The Pulsar Reader Source is a fault-tolerant source that provides the exactly-once processing guarantee. In Pulsar Reader Source, the MessageId of the latest read message is stored in the snapshot. In case of failure, the job restarts from the latest snapshot and reads from the stored MessageId. Since it requires a partition-mapping logic, this source is not a distributed source.
The Consumer Source is faster than the Reader Source because the Consumer source is a distributed source. But, the Reader Source is better than the Consumer in terms of processing guarantee it provides.
Besides, this Pulsar client library has an API called the Producer API. The Pulsar connector enables users to use the Pulsar topic as a sink in Jet pipelines.
Note that: The Pulsar sources and sink do not fail fast in the scenario that when the job reading Pulsar topic using the Pulsar consumer source is running and Pulsar broker is closed, the job doesn't fail, it just prints log at warn level.
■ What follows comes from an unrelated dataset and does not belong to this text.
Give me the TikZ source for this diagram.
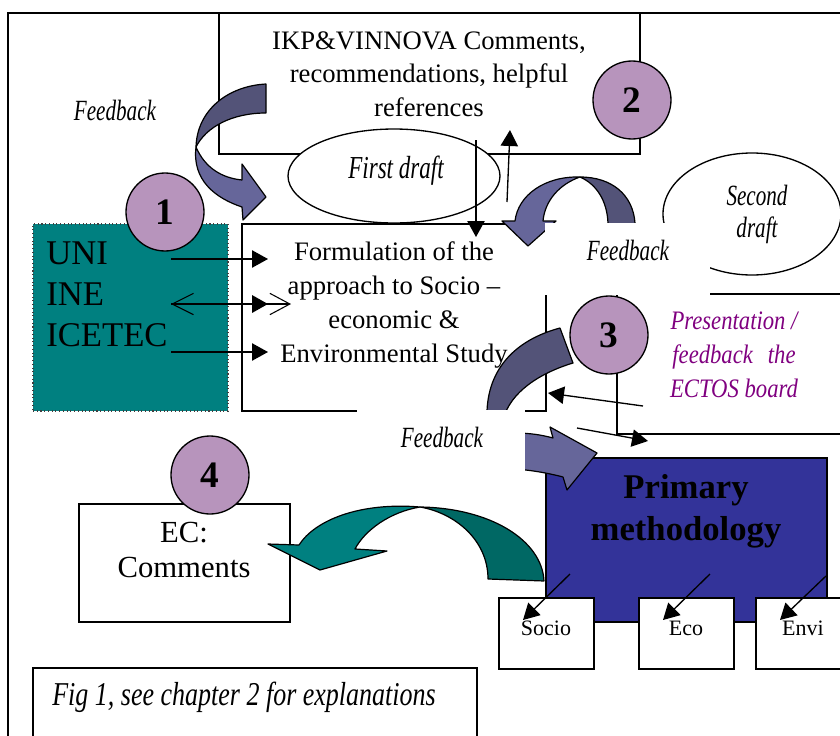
\documentclass[tikz,border=0pt]{standalone}
\usepackage{fontspec}
\setmainfont{Liberation Serif}
\newfontfamily\condfont[FakeStretch=0.72]{Liberation Serif}
\newfontfamily\condfontb[FakeStretch=0.85]{Liberation Serif}
\newfontfamily\condfontc[FakeStretch=0.78]{Liberation Serif}
\usetikzlibrary{arrows.meta,shapes.geometric}
\definecolor{numfill}{HTML}{B794BC}
\definecolor{tealbox}{HTML}{008080}
\definecolor{primbox}{HTML}{333399}
\definecolor{arrdark}{HTML}{535378}
\definecolor{arrlight}{HTML}{66669A}
\definecolor{teallight}{HTML}{008080}
\definecolor{tealdark}{HTML}{006864}
\definecolor{presfg}{HTML}{800080}
\begin{document}
\begin{tikzpicture}[x=0.75pt,y=-0.75pt,
  boxnode/.style={draw=black,line width=1.1pt,rectangle,inner sep=0pt,outer sep=0pt,fill=white},
  numcircle/.style={circle,draw=black,line width=1pt,fill=numfill,minimum size=58.5pt,inner sep=0pt,font=\fontsize{28}{30}\selectfont\bfseries},
  thinarrow/.style={draw=black,line width=1pt,-{Triangle[length=12pt,width=13pt]}},
  bigarrow/.style={draw=black,line width=0.9pt,line join=round},
  fbtext/.style={font=\fontsize{22}{24}\selectfont\condfont\itshape,inner sep=0pt},
  labelbox/.style={rectangle,draw=none,fill=white,inner sep=0pt,outer sep=0pt}
]
\fill[white] (0,0) rectangle (840,736);
\useasboundingbox (0,0) rectangle (840,736);

% outer frame
\coordinate (frbl) at (8,760);
\coordinate (frtl) at (8,13);
\coordinate (frtr) at (860,13);
\draw[line width=1.6pt] (frbl) -- (frtl) -- (frtr);

% IKP box
\node[boxnode,minimum width=315.75pt,minimum height=105.75pt] (ikp) at (429.5,83.5) {};
\node[font=\fontsize{20}{25}\selectfont,align=center,inner sep=0pt] (ikptext) at (429,74)
  {IKP\&VINNOVA Comments,\\recommendations, helpful\\references};
\node[numcircle] (n2) at (632,100) {2};

% first draft
\node[ellipse,draw=black,line width=1pt,fill=white,minimum width=159pt,minimum height=70.5pt,inner sep=0pt] (fd) at (394,176) {};
\node[font=\fontsize{24}{26}\selectfont\condfont\itshape,anchor=base,inner sep=0pt] (fdtext) at (396,178) {First draft};

% formulation box
\node[boxnode,minimum width=228pt,minimum height=140.25pt] (form) at (394,317.5) {};
\node[font=\fontsize{20}{25.5}\selectfont,align=center,inner sep=0pt] (formtext) at (394,305)
  {Formulation of the\\approach to Socio --\\economic \&\\Environmental Study};

% UNI box
\node[rectangle,draw=black!75,dotted,line width=0.8pt,fill=tealbox,minimum width=146.25pt,minimum height=140.25pt,inner sep=0pt] (uni) at (130.5,317.5) {};
\node[anchor=north west,inner sep=0pt,font=\fontsize{26}{30.4}\selectfont,align=left] (unitext) at (46,242) {UNI\\INE\\ICETEC};
\node[numcircle] (n1) at (165,212) {1};

% arrows UNI -> formulation
\coordinate (ua1) at (171,259); \coordinate (fa1) at (268,259);
\coordinate (ua2) at (171,304); \coordinate (fa2) at (268,304); \coordinate (fb2) at (291,304);
\coordinate (ua3) at (171,352); \coordinate (fa3) at (268,352);
\draw[thinarrow] (ua1) -- (fa1);
\draw[line width=0.8pt,{Straight Barb[length=16pt,width=16pt]}-{Straight Barb[length=15pt,width=16pt]}] (ua2) -- (fb2);
\draw[line width=1.8pt,-{Triangle[length=12pt,width=13pt]}] (ua2) -- (fa2);
\draw[thinarrow] (ua3) -- (fa3);

% feedback arrow 1
\filldraw[bigarrow,fill=arrdark] (266,84) .. controls (228,86) and (197,110) .. (196,147) .. controls (206,127) and (232,113) .. (266,113) -- cycle;
\filldraw[bigarrow,fill=arrlight] (196,147) .. controls (205,168) and (222,178) .. (242,180) -- (242,164) -- (266,197) -- (243,220) -- (242,207) .. controls (215,198) and (192,180) .. (196,147) -- cycle;
\node[fbtext,anchor=base] (fb1) at (115,120) {Feedback};

% IKP <-> formulation thin arrows
\coordinate (ikpd) at (476,140); \coordinate (formd) at (476,237);
\coordinate (formu) at (507,202); \coordinate (ikpu) at (510,130);
\draw[thinarrow] (ikpd) -- (formd);
\draw[thinarrow] (formu) -- (ikpu);

% second draft
\node[ellipse,draw=black,line width=1pt,fill=white,minimum width=133.5pt,minimum height=91.5pt,inner sep=0pt] (sd) at (752,214) {};
\node[font=\fontsize{22}{24}\selectfont\condfont\itshape,align=center,inner sep=0pt] (sdtext) at (757,214) {Second\\draft};

% feedback arrow 2
\filldraw[bigarrow,fill=arrdark] (635,232) -- (635,223) .. controls (633,195) and (612,177) .. (580,177) .. controls (596,184) and (607,200) .. (608,223) -- (608,232) -- cycle;
\filldraw[bigarrow,fill=arrlight] (580,177) .. controls (545,176) and (518,195) .. (515,221) -- (502,221) -- (528,246) -- (556,221) -- (543,221) .. controls (545,200) and (560,184) .. (580,177) -- cycle;

% presentation box
\node[rectangle,draw=black,line width=1.1pt,inner sep=0pt,minimum width=182.25pt,minimum height=105pt] (pres) at (738.5,364) {};

% arrow 3 (back part)
\filldraw[bigarrow,fill=arrdark] (560,328) .. controls (515,340) and (485,370) .. (487,420) -- (503,420) .. controls (510,392) and (540,373) .. (573,363) -- cycle;

% primary methodology
\node[boxnode,fill=primbox,minimum width=210.75pt,minimum height=123pt] (prim) at (686.5,540) {};
\node[font=\fontsize{26}{31.5}\selectfont\bfseries,align=center,inner sep=0pt] (primtext) at (686,511) {Primary\\methodology};

% arrow 3 (front part)
\filldraw[bigarrow,fill=arrlight] (515,433) .. controls (530,433) and (542,435) .. (553,438) -- (550,427) -- (597,453) -- (567,490) -- (563,477) .. controls (548,473) and (530,470) .. (515,469) -- cycle;

% white label boxes
\node[labelbox,minimum width=123.75pt,minimum height=54pt] (lb1) at (627.5,259) {};
\node[fbtext,anchor=base] (fb2) at (628,260) {Feedback};
\node[labelbox,minimum width=126pt,minimum height=56.25pt] (lb2) at (441,447.5) {};
\node[fbtext,anchor=base] (fb3) at (442,447) {Feedback};

% circle 3 and presentation text
\node[numcircle] (n3) at (609,335) {3};
\node[font=\fontsize{20}{25.5}\selectfont\condfontb\itshape,text=presfg,align=center,inner sep=0pt] (prestext) at (734,355)
  {Presentation /\\feedback\hspace{7pt} the\\ECTOS board};
\coordinate (pa1) at (643,406); \coordinate (fa4) at (548,393);
\coordinate (pa2) at (577,428); \coordinate (pra) at (648,441);
\draw[thinarrow] (pa1) -- (fa4);
\draw[thinarrow] (pa2) -- (pra);

% sub boxes
\node[boxnode,minimum width=71.25pt,minimum height=53.25pt] (socio) at (546.5,633.5) {};
\node[boxnode,minimum width=71.25pt,minimum height=53.25pt] (eco) at (686.5,633.5) {};
\node[boxnode,minimum width=71.25pt,minimum height=53.25pt] (envi) at (803.5,633.5) {};
\node[font=\fontsize{16.5}{20}\selectfont,anchor=base,inner sep=0pt] (sociotext) at (546,635) {Socio};
\node[font=\fontsize{16.5}{20}\selectfont,anchor=base,inner sep=0pt] (ecotext) at (686,635) {Eco};
\node[font=\fontsize{16.5}{20}\selectfont,anchor=base,inner sep=0pt] (envitext) at (803,635) {Envi};
\coordinate (ps1) at (570,574); \coordinate (st1) at (523,620);
\coordinate (ps2) at (710,574); \coordinate (st2) at (663,620);
\coordinate (ps3) at (826,576); \coordinate (st3) at (780,620);
\draw[thinarrow] (ps1) -- (st1);
\draw[thinarrow] (ps2) -- (st2);
\draw[thinarrow] (ps3) -- (st3);

% EC box
\node[boxnode,minimum width=158.25pt,minimum height=88.5pt] (ec) at (184.5,563) {};
\node[font=\fontsize{23}{26.5}\selectfont,align=center,inner sep=0pt] (ectext) at (184,550) {EC:\\Comments};
\node[numcircle] (n4) at (210,475) {4};

% teal arrow
\filldraw[bigarrow,fill=tealdark] (544,581) .. controls (542,540) and (490,508) .. (420,507) .. controls (455,513) and (488,540) .. (488,579) -- cycle;
\filldraw[bigarrow,fill=teallight] (420,507) .. controls (360,502) and (315,520) .. (299,545) -- (268,544) -- (320,570) -- (387,551) -- (355,549) .. controls (365,530) and (390,512) .. (420,507) -- cycle;

% caption box
\node[boxnode,minimum width=333pt,minimum height=69pt] (fig) at (255,714) {};
\node[font=\fontsize{25}{28}\selectfont\condfontc\itshape,anchor=base,inner sep=0pt] (figtext) at (244,705) {Fig 1, see chapter 2 for explanations};
\end{tikzpicture}
\end{document}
The reason for this is that the Pulsar Client tries to reconnect to the broker with exponential backoff in this case, and while doing this, we cannot notice the connection issue because it only prints logs without throwing an exception.
For more detailed information about the design of this connector look
Atrribute | Value |
---|---|
Has Source | Yes |
Batch | No |
Stream | Yes |
Distributed | Yes |
Atrribute | Value |
---|---|
Has Sink | Yes |
Distributed | Yes |
The Hazelcast Apache Pulsar Connector artifacts are published on the Maven repositories.
Add the following lines to your pom.xml to include it as a dependency to your project:
<dependency>
<groupId>com.hazelcast.jet.contrib</groupId>
<artifactId>pulsar</artifactId>
<version>${version}</version>
</dependency>
If you are using Gradle:
compile group: 'com.hazelcast.jet.contrib', name: 'pulsar', version: ${version}
To run the tests run the command below:
./gradlew test
We have tutorial for the Pulsar reader source here.
In practice, using Pulsar consumer stream source like this:
import com.hazelcast.jet.contrib.pulsar.*;
[...]
StreamSource<String> pulsarReaderSource = PulsarSources.pulsarConsumerBuilder(
"topicName",
() -> PulsarClient.builder().serviceUrl("pulsar://localhost:6650").build(),
() -> Schema.BYTES, /* Schema Supplier Function */
x -> new String(x.getData(), StandardCharsets.UTF_8) /*
Projection function that converts receiving bytes
to String before emitting. */
).build();
pipeline.readFrom(pulsarSource)
.writeTo(Sinks.logger());
The pipeline below connects the local Pulsar cluster located at
localhost:6650
(default address) and then publishes messages to the
pulsar topic, hazelcast-demo-topic
,
import com.hazelcast.jet.contrib.pulsar.*;
[...]
Sink<Integer> pulsarSink = PulsarSinks.builder("hazelcast-demo-topic",
() -> PulsarClient.builder()
.serviceUrl("pulsar://localhost:6650")
.build(),
() -> Schema.INT32,
FunctionEx.identity()).build();
p.readFrom(TestSources.itemStream(15))
.withoutTimestamps()
.map(x -> (int) x.sequence())
.writeTo(pulsarSink);
- Ufuk Yılmaz
See also the list of contributors who participated in this project.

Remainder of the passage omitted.